What to do: Pictures within the data are to be left out; everything else must be reproduced exactly.
Start
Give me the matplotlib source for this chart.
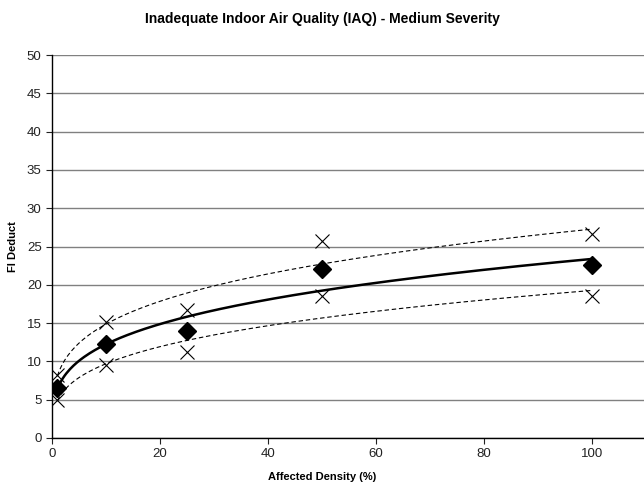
import matplotlib
matplotlib.use("Agg")
import matplotlib.pyplot as plt
import numpy as np

plt.rcParams['font.family'] = ['Liberation Sans', 'DejaVu Sans']

density = [1, 10, 25, 50, 100]
deduct_mean = [6.5, 12.3, 14.0, 22.1, 22.6]
deduct_high = [8.2, 15.1, 16.7, 25.7, 26.6]
deduct_low = [5.0, 9.5, 11.2, 18.5, 18.5]


def power_fit(x, y):
    b, ln_a = np.polyfit(np.log(x), np.log(y), 1)
    return np.exp(ln_a), b


fig = plt.figure(figsize=(6.44, 4.92), dpi=100)
ax = fig.add_axes([52 / 644, 54 / 492, 592 / 644, 383 / 492])

xs = np.linspace(1, 100, 300)
for yy, ls, lw in [(deduct_mean, '-', 1.8), (deduct_high, (0, (4, 2.5)), 0.8), (deduct_low, (0, (4, 2.5)), 0.8)]:
    a, b = power_fit(density, yy)
    ax.plot(xs, a * xs ** b, color='black', linestyle=ls, linewidth=lw, zorder=3)

ax.plot(density, deduct_high, linestyle='none', marker='x', markersize=10,
        markeredgewidth=0.8, color='black', zorder=4)
ax.plot(density, deduct_low, linestyle='none', marker='x', markersize=10,
        markeredgewidth=0.8, color='black', zorder=4)
ax.plot(density, deduct_mean, linestyle='none', marker='D', markersize=9,
        color='black', zorder=5)

ax.set_xlim(0, 109.6)
ax.set_ylim(0, 50)
ax.set_xticks(range(0, 101, 20))
ax.set_yticks(range(0, 51, 5))
ax.yaxis.grid(True, color='#808080', linewidth=1)
ax.set_axisbelow(True)
for s in ['top', 'right']:
    ax.spines[s].set_visible(False)
for s in ['left', 'bottom']:
    ax.spines[s].set_linewidth(1)
ax.tick_params(direction='out', length=4, labelsize=9.5, colors='#222222')

ax.set_xlabel('Affected Density (%)', fontsize=8, fontweight='bold')
ax.xaxis.set_label_coords((322 - 52) / 592, -34 / 383)
ax.set_ylabel('FI Deduct', fontsize=8, fontweight='bold', labelpad=6)
fig.text(322 / 644, 1 - 19 / 492, 'Inadequate Indoor Air Quality (IAQ) - Medium Severity',
         ha='center', va='center', fontsize=10, fontweight='bold')

fig.savefig('out.png', dpi=100)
End
Answer to the task:
Give me the matplotlib source for this chart.
import matplotlib
matplotlib.use("Agg")
import matplotlib.pyplot as plt
import numpy as np

plt.rcParams['font.family'] = ['Liberation Sans', 'DejaVu Sans']

density = [1, 10, 25, 50, 100]
deduct_mean = [6.5, 12.3, 14.0, 22.1, 22.6]
deduct_high = [8.2, 15.1, 16.7, 25.7, 26.6]
deduct_low = [5.0, 9.5, 11.2, 18.5, 18.5]


def power_fit(x, y):
    b, ln_a = np.polyfit(np.log(x), np.log(y), 1)
    return np.exp(ln_a), b


fig = plt.figure(figsize=(6.44, 4.92), dpi=100)
ax = fig.add_axes([52 / 644, 54 / 492, 592 / 644, 383 / 492])

xs = np.linspace(1, 100, 300)
for yy, ls, lw in [(deduct_mean, '-', 1.8), (deduct_high, (0, (4, 2.5)), 0.8), (deduct_low, (0, (4, 2.5)), 0.8)]:
    a, b = power_fit(density, yy)
    ax.plot(xs, a * xs ** b, color='black', linestyle=ls, linewidth=lw, zorder=3)

ax.plot(density, deduct_high, linestyle='none', marker='x', markersize=10,
        markeredgewidth=0.8, color='black', zorder=4)
ax.plot(density, deduct_low, linestyle='none', marker='x', markersize=10,
        markeredgewidth=0.8, color='black', zorder=4)
ax.plot(density, deduct_mean, linestyle='none', marker='D', markersize=9,
        color='black', zorder=5)

ax.set_xlim(0, 109.6)
ax.set_ylim(0, 50)
ax.set_xticks(range(0, 101, 20))
ax.set_yticks(range(0, 51, 5))
ax.yaxis.grid(True, color='#808080', linewidth=1)
ax.set_axisbelow(True)
for s in ['top', 'right']:
    ax.spines[s].set_visible(False)
for s in ['left', 'bottom']:
    ax.spines[s].set_linewidth(1)
ax.tick_params(direction='out', length=4, labelsize=9.5, colors='#222222')

ax.set_xlabel('Affected Density (%)', fontsize=8, fontweight='bold')
ax.xaxis.set_label_coords((322 - 52) / 592, -34 / 383)
ax.set_ylabel('FI Deduct', fontsize=8, fontweight='bold', labelpad=6)
fig.text(322 / 644, 1 - 19 / 492, 'Inadequate Indoor Air Quality (IAQ) - Medium Severity',
         ha='center', va='center', fontsize=10, fontweight='bold')

fig.savefig('out.png', dpi=100)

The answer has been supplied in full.